RepVGG: Making VGG-style ConvNets Great Again (CVPR-2021)

The official PyTorch implementation, pretrained models and examples are available at

MegEngine version has been included in the MegEngine Basecls model zoo: https://github.com/megvii-research/basecls/tree/main/zoo/public/repvgg

Update (Apr 25, 2021): a deeper RepVGG model achieves 83.55% top-1 accuracy on ImageNet with SE blocks and an input resolution of 320x320. Note that it is trained with 224x224 but tested with 320x320, so that it is still trainable with a global batch size of 256 on a single machine with 8 1080Ti GPUs. If you test it with 224x224, the top-1 accuracy will be 81.82%. It has 1, 8, 14, 24, 1 layers in the 5 stages respectively. The width multipliers are a=2.5 and b=5 (the same as RepVGG-B2). The model name is "RepVGG-D2se". The PyTorch code for building the model and testing with 320x320 has been updated and the weights have been released at Google Drive and Baidu Cloud. Please check the PyTorch repo.

The MegEngine version will be released in several days.

TensorRT implemention with C++ API by @upczww https://github.com/upczww/TensorRT-RepVGG. Great work!

Another nice PyTorch implementation by @zjykzj https://github.com/ZJCV/ZCls.

Included in a famous model zoo (over 7k stars) https://github.com/rwightman/pytorch-image-models.

This is a super simple ConvNet architecture that achieves over 80% top-1 accuracy on ImageNet with a stack of 3x3 conv and ReLU! This repo contains the pretrained models, code for building the model, training, and the conversion from training-time model to inference-time.

Citation:

@article{ding2021repvgg,
title={RepVGG: Making VGG-style ConvNets Great Again},
author={Ding, Xiaohan and Zhang, Xiangyu and Ma, Ningning and Han, Jungong and Ding, Guiguang and Sun, Jian},
journal={arXiv preprint arXiv:2101.03697},
year={2021}
}

Abstract

We present a simple but powerful architecture of convolutional neural network, which has a VGG-like inference-time body composed of nothing but a stack of 3x3 convolution and ReLU, while the training-time model has a multi-branch topology.
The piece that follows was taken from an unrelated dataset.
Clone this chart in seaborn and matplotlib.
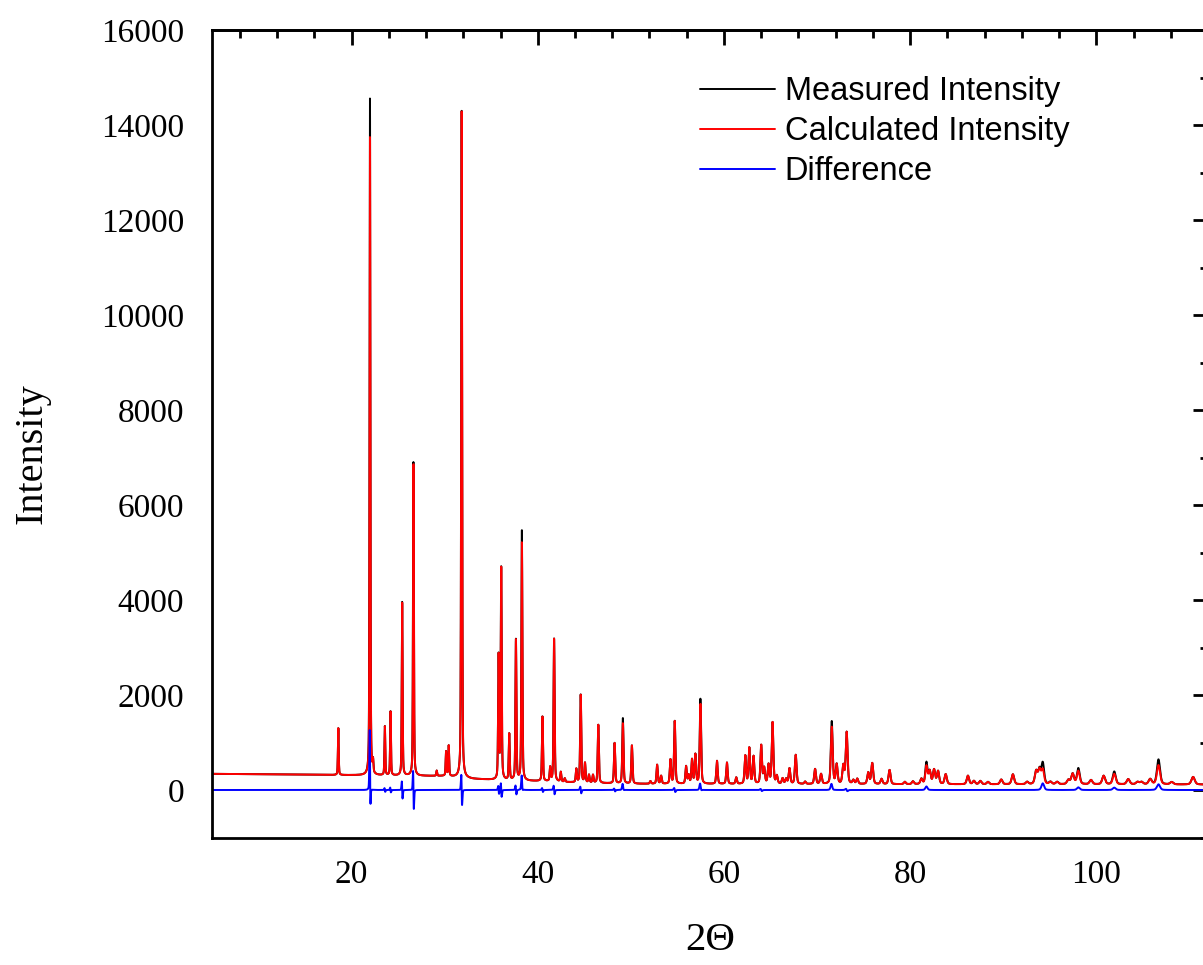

Such decoupling of the training-time and inference-time architecture is realized by a structural re-parameterization technique so that the model is named RepVGG. On ImageNet, RepVGG reaches over 80% top-1 accuracy, which is the first time for a plain model, to the best of our knowledge. On NVIDIA 1080Ti GPU, RepVGG models run 83% faster than ResNet-50 or 101% faster than ResNet-101 with higher accuracy and show favorable accuracy-speed trade-off compared to the state-of-the-art models like EfficientNet and RegNet.